Was my best friend being a bad friend?
Two years ago, I was in an abusive relationship with a guy who told me upfront he had a depression. I soon realized he must be straight out lying and must have had some other much more serious disorder, because his meds didn't add up and he had erratic behaviour, violent tendencies and acted bizzarely socially (ie interpreting social queus badly, trouble looking you in the eye...) . I assumed schizopherenia, but never had the courage to asked him.
This guy was very abusive to me, bullying me into dating him, resorting to really bad name calling, fat shaming me almost into anorexia, threatening to leave me, and even threatened me with physical violence on occasion. I was young, confused, emotionally drained and didn't even try to leave. He was the one who left me, after barely a month, deeply affecting my mental health.
A year later, he came running back, and because he was my first boyfriend I naively took him back. In the space of that year, I'd lost about 30 pounds, so I know weighed 106 and had developed anemia, and he still called me fat. The abuse continued and I kept on coming back.
One day, I had enough, and gave him a piece of my mind. I told him he was the worst thing that had ever happened to me, that my life was so much worse becuase of him, and about how he made hate myself and my body, as well as how I barely ate anymore (and other personal things).

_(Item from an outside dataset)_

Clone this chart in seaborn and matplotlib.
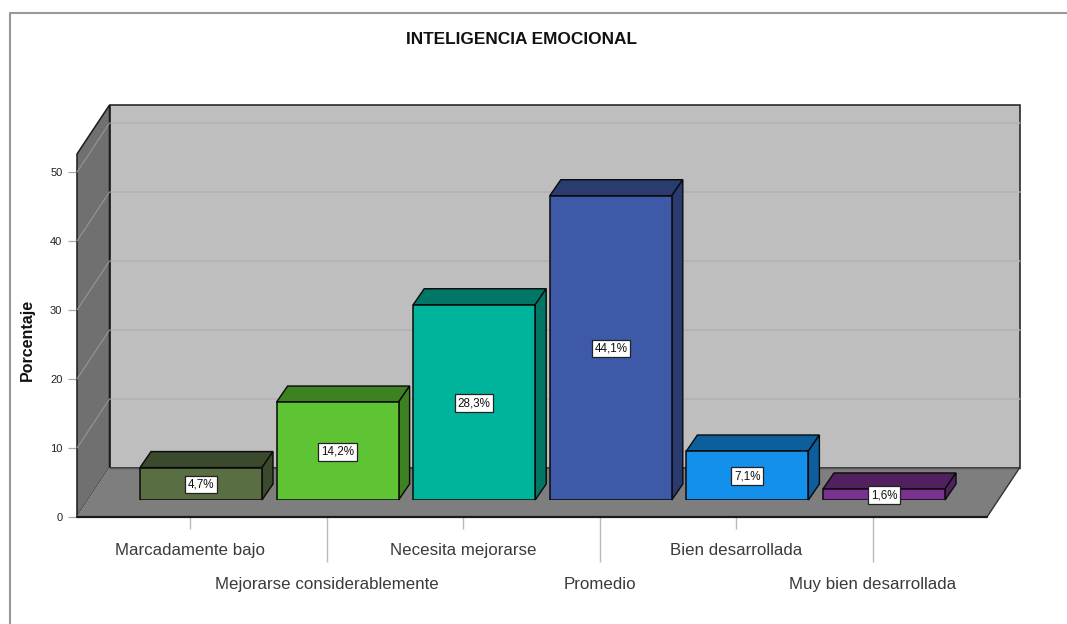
import matplotlib
matplotlib.use("Agg")
import matplotlib.pyplot as plt
from matplotlib.lines import Line2D
from matplotlib.colors import to_rgb
import seaborn as sns

categories = ["Marcadamente bajo", "Mejorarse considerablemente", "Necesita mejorarse",
              "Promedio", "Bien desarrollada", "Muy bien desarrollada"]
values = [4.7, 14.2, 28.3, 44.1, 7.1, 1.6]
labels = ["4,7%", "14,2%", "28,3%", "44,1%", "7,1%", "1,6%"]
colors = ["#5A6E44", "#5EC434", "#00B39B", "#3E59A8", "#1290EC", "#7A3290"]
y_ticks = [0, 10, 20, 30, 40, 50]

sns.set_theme(style="white")
plt.rcParams["font.family"] = ["Liberation Sans", "DejaVu Sans"]

W, H = 1067, 624
PX_PER_CAT = 136.6
PX_PER_UNIT = 6.9
fig = plt.figure(figsize=(W / 100, H / 100), dpi=100, facecolor="white")


def px_axes(left, bottom_px, right, top_px):
    return [left / W, (H - bottom_px) / H, (right - left) / W, (bottom_px - top_px) / H]


xlim = ((77 - 190) / PX_PER_CAT, (987 - 190) / PX_PER_CAT)
ylim = (0, (517 - 155) / PX_PER_UNIT)

ax = fig.add_axes(px_axes(77, 517, 987, 155), facecolor="none")
ax.set_xlim(xlim)
ax.set_ylim(ylim)
for s in ax.spines.values():
    s.set_visible(False)

# depth of the box, in data units
DX, DY = 32.5 / PX_PER_CAT, 49 / PX_PER_UNIT
x0, x1 = xlim
top = (468 - 105) / PX_PER_UNIT
EDGE = "#1a1a1a"

# back wall, left wall, floor
ax.fill([x0 + DX, x1 + DX, x1 + DX, x0 + DX], [DY, DY, DY + top, DY + top],
        fc="#BEBEBE", ec=EDGE, lw=1.1, clip_on=False, zorder=1)
ax.fill([x0, x0 + DX, x0 + DX, x0], [0, DY, DY + top, top],
        fc="#707070", ec=EDGE, lw=1.1, clip_on=False, zorder=2)
ax.fill([x0, x1, x1 + DX, x0 + DX], [0, 0, DY, DY],
        fc="#7E7E7E", ec="none", clip_on=False, zorder=2)
ax.plot([x0 + DX, x1 + DX], [DY, DY], color="#555555", lw=1.0, clip_on=False, zorder=3)
ax.plot([x1, x1 + DX], [0, DY], color="#333333", lw=1.0, clip_on=False, zorder=3)
ax.plot([x0, x1], [0, 0], color=EDGE, lw=1.6, clip_on=False, zorder=4)
ax.plot([x0, x0 + DX], [0, DY], color="#959595", lw=0.6, clip_on=False, zorder=3)
for v in y_ticks[1:]:
    ax.plot([x0, x0 + DX], [v, v + DY], color="#959595", lw=0.8, clip_on=False, zorder=3)
    ax.plot([x0 + DX, x1 + DX], [v + DY, v + DY], color="#B2B2B2", lw=1.1, clip_on=False, zorder=1.5)

ax.set_yticks(y_ticks)
ax.set_xticks(range(len(categories)))
ax.set_xticklabels(categories)
ax.tick_params(axis="y", left=True, length=6.5, width=0.9, color="#AAAAAA", pad=4, labelsize=8.0, labelcolor="#222222")
ax.tick_params(axis="x", bottom=True, width=1.0, color="#BBBBBB", pad=10.5, labelsize=12.2, labelcolor="#3A3A3A")
for i, tick in enumerate(ax.xaxis.get_major_ticks()):
    length = 8.3 if i % 2 == 0 else 32.5
    tick._apply_params(size=length)
ax.set_ylabel("Porcentaje", fontsize=11.5, fontweight="bold", color="#111111", labelpad=0)
ax.yaxis.set_label_coords(-42 / 910, 0.49)
ax.set_xlabel("")

# bars sit mid-way across the floor: same scales, shifted plane
ax_b = fig.add_axes(px_axes(77 + 11, 517 - 17, 987 + 11, 155 - 17), facecolor="none")
sns.barplot(x=categories, y=values, hue=categories, palette=colors, dodge=False, legend=False,
            width=122 / PX_PER_CAT, saturation=1, edgecolor="#0a0a0a", linewidth=1.1, ax=ax_b, zorder=5)
ax_b.set_xlim(xlim)
ax_b.set_ylim(ylim)
ax_b.axis("off")

bx, by = 11 / PX_PER_CAT, 16 / PX_PER_UNIT
bars = sorted([p for p in ax_b.patches if p.get_height() > 0], key=lambda p: p.get_x())
for bar, col, lab in zip(bars, colors, labels):
    l, w, h = bar.get_x(), bar.get_width(), bar.get_height()
    dark = tuple(c * 0.66 for c in to_rgb(col))
    ax_b.fill([l, l + w, l + w + bx, l + bx], [h, h, h + by, h + by],
              fc=dark, ec="#0a0a0a", lw=1.0, clip_on=False, zorder=4)
    ax_b.fill([l + w, l + w + bx, l + w + bx, l + w], [0, by, h + by, h],
              fc=dark, ec="#0a0a0a", lw=1.0, clip_on=False, zorder=4)
    ax_b.text(l + w / 2, h / 2 - 0.1, lab, ha="center", va="center", fontsize=8.4, color="#111111", zorder=8,
              bbox=dict(boxstyle="square,pad=0.24", fc="white", ec="#222222", lw=0.9))

fig.text(522 / W, 1 - 40 / H, "INTELIGENCIA EMOCIONAL", ha="center", va="center",
         fontsize=12.4, fontweight="bold", color="#111111")

# outer frame
fig.add_artist(Line2D([10 / W, 10 / W, 1], [0, 1 - 12.5 / H, 1 - 12.5 / H], color="#999999", lw=1.5))

fig.savefig("out.png", dpi=100, facecolor="white")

The realtionship, again was short; he left me about a week later, but at that point I'd had enough too. This second time around was only a month as well.
But when I told my best friend, about how telling him how I felt was like a weight of my chest, and really helped my mental health, all she did was berate me, and tell me that I shouldn't have done it, because of his "situation" (probable schizofrenia), and that my actions had consequences. She didn't seem to care at a lot that it really helped my sanity, but made me feel guilty for standing up for myself in a tough situation. She hadn't even met him once, so they weren't even friends for her to stick up for him like that.
She was aware of the full situation, both times, and of course never approved, but always seemed to stick up for him. She vocally told me to leave, but thought that I was being despicable by telling him my emotions.My question is, was she being a bad friend for not being there for me?